Bolivia aún no se repone de la crisis que produjo la salida apresurada de Evo Morales, en 2019, después de unas cuestionadas elecciones (donde hubo “manipulación dolosa”, según la OEA), de un gobierno transitorio que terminó desprestigiado y con el MAS otra vez en el poder. El país está dividido en dos frentes irreconciliables: los partidarios de Evo, que hablan de “golpe de Estado”, y la oposición, de “fraude electoral”. En tanto, Jeanine Áñez, la expresidenta interina, y otros líderes opositores siguen en la cárcel.
Un juez denegó su pedido de detención domiciliaria. “Soy una presa política y quiero que me devuelva mi libertad”, clamó Áñez. Los cargos parecen exagerados: sedición, conspiración, traición y terrorismo, en el marco de las protestas de 2019, cuando Evo huyó y ella asumió el interinato. Un informe del Comité contra la Tortura de la ONU denunció abusos contra Áñez, señaló una “persecución judicial tendenciosa, con carácter político”, y que la “instrumentalización política del sistema de justicia vulneró su independencia” y se tradujo en “injerencia política en procesos abusivos”.

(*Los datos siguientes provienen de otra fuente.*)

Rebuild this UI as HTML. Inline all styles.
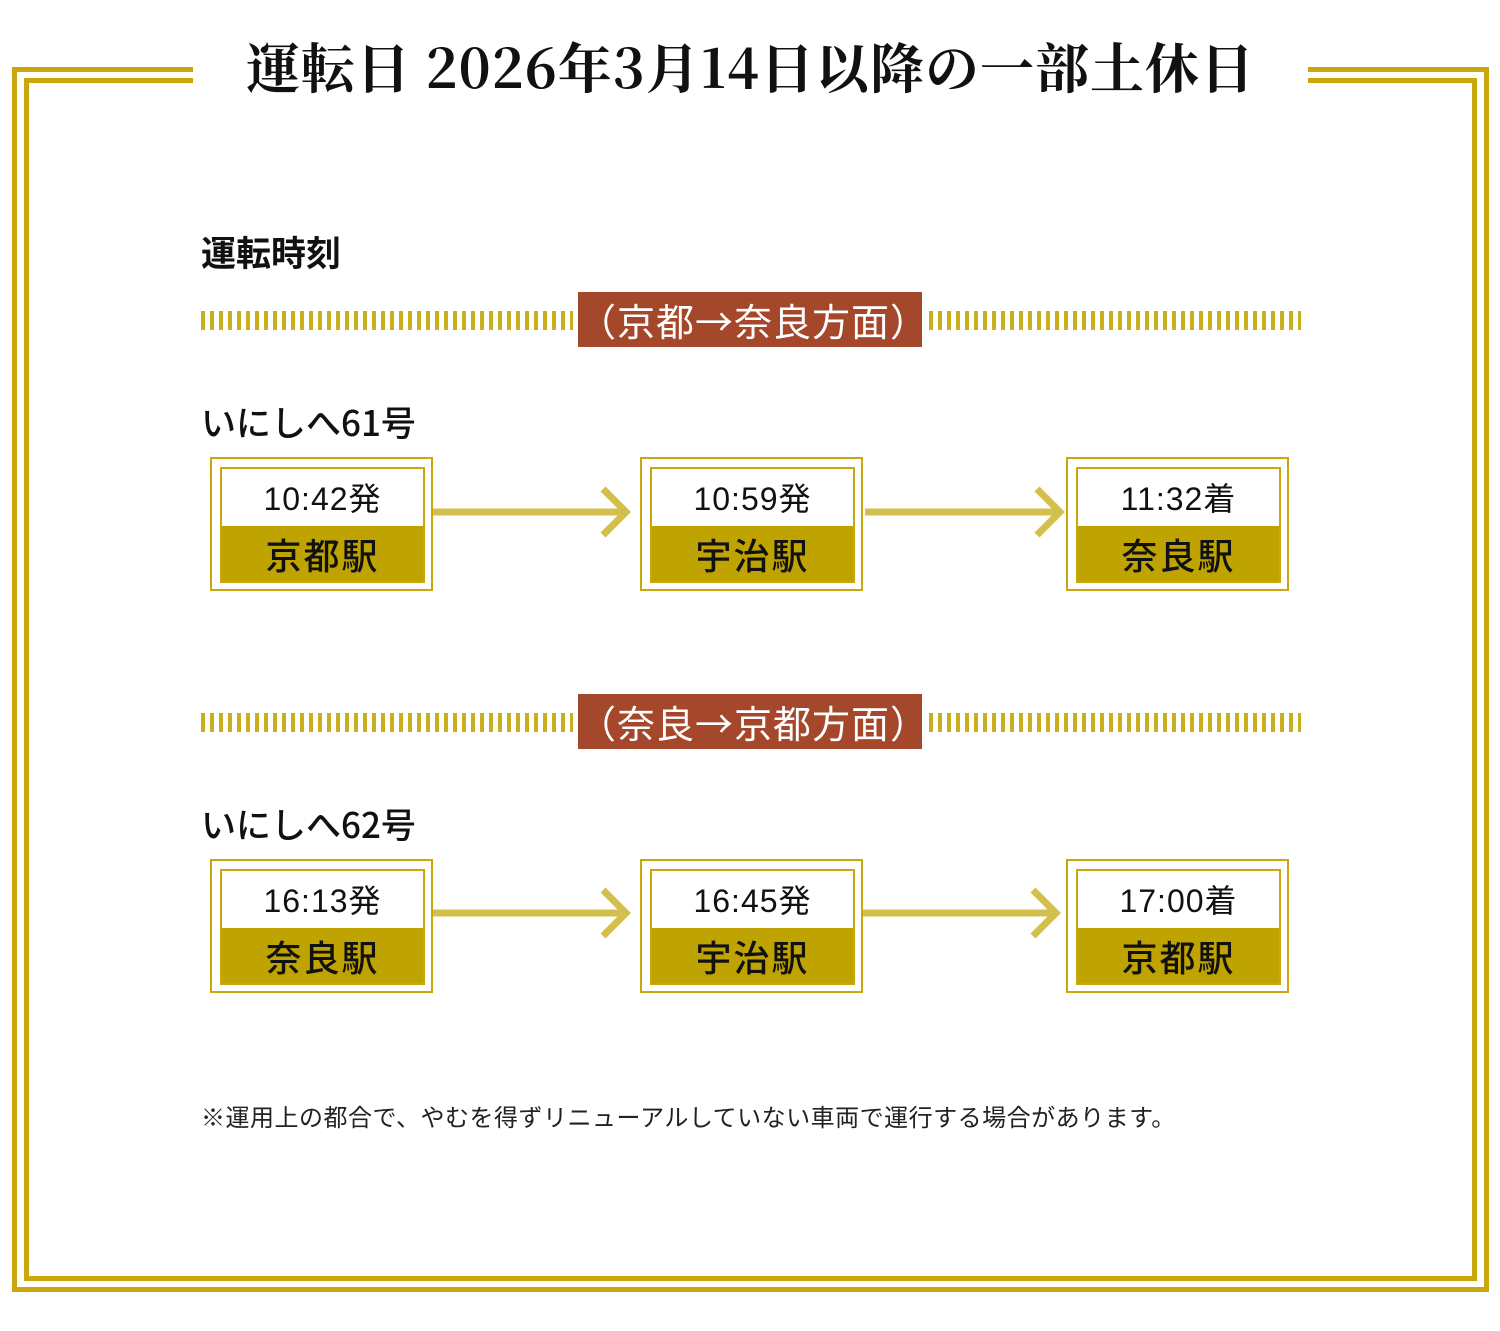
<!DOCTYPE html>
<html><head><meta charset="utf-8"><style>
*{margin:0;padding:0;box-sizing:border-box}
body{width:1500px;height:1331px;background:#fff;position:relative;overflow:hidden;font-family:"Noto Sans CJK JP","Liberation Sans",sans-serif;color:#111}
.a{position:absolute}
.g{background:#cba70e}
.title{position:absolute;left:193px;width:1115px;top:31px;text-align:center;font-family:"Noto Serif CJK SC","Liberation Serif",serif;font-size:54px;font-weight:bold;line-height:70px;letter-spacing:1px;white-space:nowrap}
.h{position:absolute;left:201px;font-weight:bold;font-size:35px;line-height:40px}
.hatch{position:absolute;height:19px;background:repeating-linear-gradient(90deg,#c9ae1e 0 4px,transparent 4px 9px)}
.lab{position:absolute;left:578px;width:344px;height:55px;background:#a5472a;color:#fff;font-size:38px;line-height:55px;text-align:center;letter-spacing:1px}
.box{position:absolute;width:223px;height:134px;border:2px solid #cba70e}
.box .in{position:absolute;left:8px;top:8px;right:6px;bottom:6px;border:2px solid #cba70e}
.box .t{height:61px;background:#fff;text-align:center;font-size:32px;line-height:60px;letter-spacing:1px;font-family:"Liberation Sans","Noto Sans CJK JP",sans-serif}
.box .s{position:absolute;left:0;right:0;bottom:0;height:55px;background:#bfa300;text-align:center;font-size:36px;line-height:56px;font-weight:500;letter-spacing:2px}
</style></head><body>
<div class="a g" style="left:12px;top:67px;width:181px;height:5px"></div>
<div class="a g" style="left:24px;top:78px;width:169px;height:5px"></div>
<div class="a g" style="left:1308px;top:67px;width:181px;height:5px"></div>
<div class="a g" style="left:1308px;top:78px;width:169px;height:5px"></div>
<div class="a g" style="left:12px;top:67px;width:5px;height:1225px"></div>
<div class="a g" style="left:24px;top:78px;width:5px;height:1203px"></div>
<div class="a g" style="left:1484px;top:67px;width:5px;height:1225px"></div>
<div class="a g" style="left:1472px;top:78px;width:5px;height:1203px"></div>
<div class="a g" style="left:12px;top:1287px;width:1477px;height:5px"></div>
<div class="a g" style="left:24px;top:1276px;width:1453px;height:5px"></div>

<div class="title">運転日 2026年3月14日以降の一部土休日</div>
<div class="h" style="top:232px">運転時刻</div>

<div class="hatch" style="left:201px;width:372px;top:311px"></div>
<div class="hatch" style="left:929px;width:372px;top:311px"></div>
<div class="lab" style="top:292px">（京都→奈良方面）</div>
<div class="h" style="top:402px;font-weight:500">いにしへ61号</div>

<div class="hatch" style="left:201px;width:372px;top:713px"></div>
<div class="hatch" style="left:929px;width:372px;top:713px"></div>
<div class="lab" style="top:694px">（奈良→京都方面）</div>
<div class="h" style="top:804px;font-weight:500">いにしへ62号</div>

<div class="box" style="left:210px;top:457px"><div class="in"><div class="t">10:42発</div><div class="s">京都駅</div></div></div>
<div class="box" style="left:640px;top:457px"><div class="in"><div class="t">10:59発</div><div class="s">宇治駅</div></div></div>
<div class="box" style="left:1066px;top:457px"><div class="in"><div class="t">11:32着</div><div class="s">奈良駅</div></div></div>
<div class="box" style="left:210px;top:859px"><div class="in"><div class="t">16:13発</div><div class="s">奈良駅</div></div></div>
<div class="box" style="left:640px;top:859px"><div class="in"><div class="t">16:45発</div><div class="s">宇治駅</div></div></div>
<div class="box" style="left:1066px;top:859px"><div class="in"><div class="t">17:00着</div><div class="s">京都駅</div></div></div>

<svg class="a" style="left:0;top:0" width="1500" height="1331">
<g stroke="#d4bf4c" stroke-width="7" fill="none">
<line x1="433" y1="512" x2="626" y2="512"/><polyline points="603,489 626,512 603,535"/>
<line x1="865" y1="512" x2="1060" y2="512"/><polyline points="1037,489 1060,512 1037,535"/>
<line x1="433" y1="913" x2="626" y2="913"/><polyline points="603,890 626,913 603,936"/>
<line x1="863" y1="913" x2="1056" y2="913"/><polyline points="1033,890 1056,913 1033,936"/>
</g></svg>

<div class="a" style="left:201px;top:1100px;font-size:24px;line-height:32px;color:#222;white-space:nowrap;letter-spacing:0.5px">※運用上の都合で、やむを得ずリニューアルしていない車両で運行する場合があります。</div>
</body></html>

Si alguien pensó que las prácticas políticas mejorarían en Bolivia con la nueva Constitución de 2009, que declaró el Estado Plurinacional y paritario, estaba equivocado. No ha ofrecido más transparencia ni mejor gestión, como lo prueba la prolongación de esta crisis. Sí es verdad que el sistema se hizo más inclusivo, al entregar cupos en la Cámara de 130 diputados (no así en el Senado) a los representantes de etnias minoritarias en circunscripciones especiales indígenas, elegidos por sus normas y procedimientos. Aimaras y quechuas, los más numerosos de los 36 pueblos reconocidos, no están incluidos en esa cuota.
Paradójicamente, esto no se ha traducido en mayor poder para las comunidades minoritarias. En la última elección, por ejemplo, el MAS quedó en control de los siete escaños reservados, al llevar en sus listas a los postulantes originarios. Estos acceden a cargos, pero no tienen en la realidad influencia en las estructuras políticas manejadas por el MAS, y su base de apoyo de aimaras y quechuas. Así, el partido de Evo copa con su gente las instituciones clave, como la judicatura y el órgano electoral.
Según el sociólogo Félix Patzy, los representantes de los pueblos originarios minoritarios “no han generado opinión o planteamientos propios”, y son “sumisos frente a las directivas del Poder Ejecutivo”. Este fenómeno desnaturaliza el objetivo de las cuotas, manipuladas por la organización política dominante para sus objetivos propios.
A Luis Arce se le hace difícil gobernar. Debe equilibrar los intereses de su partido, que sigue bajo el influjo de Morales, y los de los pueblos indígenas minoritarios, que no siempre se alinean con el MAS, como fue el caso de la ley contra las ganancias ilícitas, que debió derogar tras meses de protestas. Lucho, como le gusta que lo llamen, necesitó además que Evo, el factótum del poder, movilizara miles de partidarios para ir en su auxilio.